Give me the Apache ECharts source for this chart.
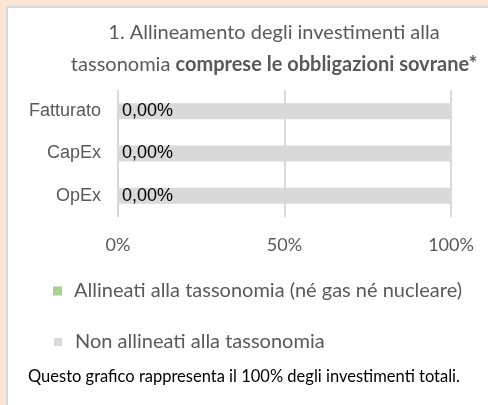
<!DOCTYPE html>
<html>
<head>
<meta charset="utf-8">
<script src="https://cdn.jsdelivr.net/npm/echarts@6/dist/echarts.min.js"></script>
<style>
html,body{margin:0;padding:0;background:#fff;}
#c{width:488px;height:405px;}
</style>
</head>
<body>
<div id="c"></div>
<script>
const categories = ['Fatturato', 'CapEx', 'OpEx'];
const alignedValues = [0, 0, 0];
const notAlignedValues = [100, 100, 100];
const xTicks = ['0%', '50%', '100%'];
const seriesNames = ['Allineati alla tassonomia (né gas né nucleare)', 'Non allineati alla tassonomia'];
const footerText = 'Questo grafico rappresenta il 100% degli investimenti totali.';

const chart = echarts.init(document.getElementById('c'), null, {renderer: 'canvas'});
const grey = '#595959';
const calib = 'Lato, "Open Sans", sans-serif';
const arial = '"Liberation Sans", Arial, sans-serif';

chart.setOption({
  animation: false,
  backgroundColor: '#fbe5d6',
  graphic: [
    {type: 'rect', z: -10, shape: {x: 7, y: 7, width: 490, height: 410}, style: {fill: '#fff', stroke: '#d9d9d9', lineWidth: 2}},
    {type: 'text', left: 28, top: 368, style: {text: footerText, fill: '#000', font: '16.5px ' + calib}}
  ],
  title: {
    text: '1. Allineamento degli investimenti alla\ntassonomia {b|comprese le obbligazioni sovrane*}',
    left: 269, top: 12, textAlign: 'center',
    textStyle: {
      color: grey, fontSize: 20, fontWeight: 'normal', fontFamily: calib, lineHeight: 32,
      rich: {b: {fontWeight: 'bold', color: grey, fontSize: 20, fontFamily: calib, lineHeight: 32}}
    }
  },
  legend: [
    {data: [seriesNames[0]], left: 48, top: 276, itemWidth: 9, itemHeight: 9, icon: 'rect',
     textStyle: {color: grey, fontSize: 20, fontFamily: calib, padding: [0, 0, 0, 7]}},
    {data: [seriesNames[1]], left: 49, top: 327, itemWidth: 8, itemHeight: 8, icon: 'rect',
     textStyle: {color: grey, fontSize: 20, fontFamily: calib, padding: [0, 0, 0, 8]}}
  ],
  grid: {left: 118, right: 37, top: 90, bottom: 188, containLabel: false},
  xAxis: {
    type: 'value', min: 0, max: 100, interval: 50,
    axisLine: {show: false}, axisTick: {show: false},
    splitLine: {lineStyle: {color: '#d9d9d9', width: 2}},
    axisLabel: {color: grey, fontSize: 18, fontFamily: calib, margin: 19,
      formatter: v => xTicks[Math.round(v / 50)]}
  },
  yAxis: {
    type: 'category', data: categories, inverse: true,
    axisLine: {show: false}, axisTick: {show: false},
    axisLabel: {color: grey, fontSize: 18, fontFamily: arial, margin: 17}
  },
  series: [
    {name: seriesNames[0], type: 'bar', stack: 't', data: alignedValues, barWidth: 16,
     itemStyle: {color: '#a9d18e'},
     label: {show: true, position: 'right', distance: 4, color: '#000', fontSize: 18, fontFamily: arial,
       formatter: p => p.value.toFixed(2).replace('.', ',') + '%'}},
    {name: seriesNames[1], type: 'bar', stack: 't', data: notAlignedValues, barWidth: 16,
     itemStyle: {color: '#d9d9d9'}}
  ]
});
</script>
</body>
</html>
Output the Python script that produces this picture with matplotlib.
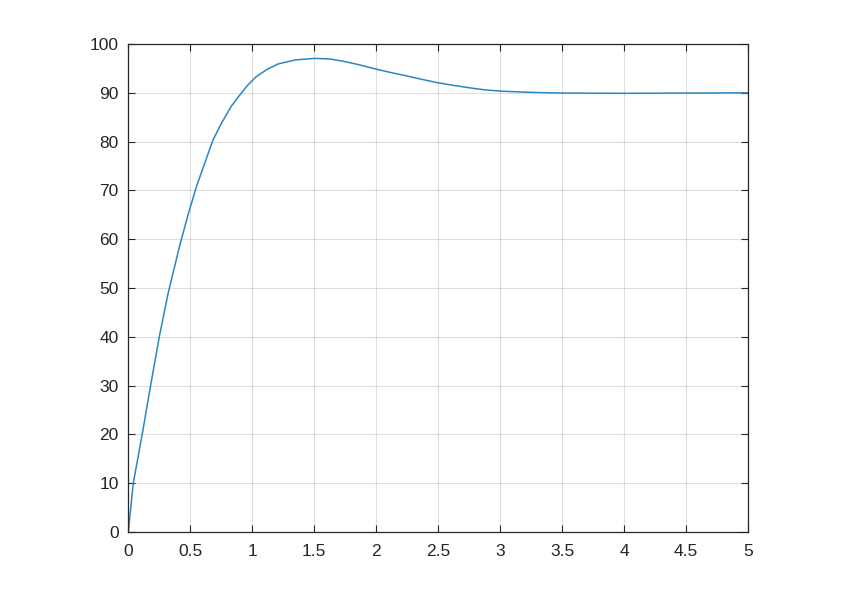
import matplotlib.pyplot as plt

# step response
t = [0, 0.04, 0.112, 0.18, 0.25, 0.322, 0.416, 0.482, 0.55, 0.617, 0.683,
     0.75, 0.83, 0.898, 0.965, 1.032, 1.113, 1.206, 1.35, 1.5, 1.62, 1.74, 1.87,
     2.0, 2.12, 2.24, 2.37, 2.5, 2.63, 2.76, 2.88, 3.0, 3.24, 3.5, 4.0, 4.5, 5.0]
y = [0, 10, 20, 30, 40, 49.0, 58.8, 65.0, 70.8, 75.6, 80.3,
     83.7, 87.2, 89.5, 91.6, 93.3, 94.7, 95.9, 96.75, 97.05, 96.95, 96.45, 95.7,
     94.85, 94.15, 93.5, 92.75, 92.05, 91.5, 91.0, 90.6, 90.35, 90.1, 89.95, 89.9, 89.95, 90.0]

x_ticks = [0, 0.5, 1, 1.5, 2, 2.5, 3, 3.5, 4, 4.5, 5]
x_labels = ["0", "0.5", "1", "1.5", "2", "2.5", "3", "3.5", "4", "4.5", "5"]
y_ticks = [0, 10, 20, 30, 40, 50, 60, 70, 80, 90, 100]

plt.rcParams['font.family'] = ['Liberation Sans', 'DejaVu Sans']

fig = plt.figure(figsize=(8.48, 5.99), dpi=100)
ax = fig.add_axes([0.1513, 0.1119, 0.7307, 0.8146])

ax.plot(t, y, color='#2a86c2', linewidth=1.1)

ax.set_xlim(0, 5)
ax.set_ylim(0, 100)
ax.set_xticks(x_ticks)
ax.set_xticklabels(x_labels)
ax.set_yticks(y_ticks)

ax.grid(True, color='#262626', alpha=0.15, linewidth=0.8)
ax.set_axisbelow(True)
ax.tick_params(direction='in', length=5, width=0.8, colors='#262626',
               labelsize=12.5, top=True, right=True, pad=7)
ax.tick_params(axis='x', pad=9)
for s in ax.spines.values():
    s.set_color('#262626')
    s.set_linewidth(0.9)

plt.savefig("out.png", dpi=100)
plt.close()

──────────────────────────────

__GIVEN REQUEST__. Above are records with pictures. Reproduce exactly only the lines from the line with "Output the Python" through the line with "import matplotlib.pyplot as plt", both ends included, and leave the pictures out.

__ANSWER TO THE PROBLEM__.
Output the Python script that produces this picture with matplotlib.
import matplotlib.pyplot as plt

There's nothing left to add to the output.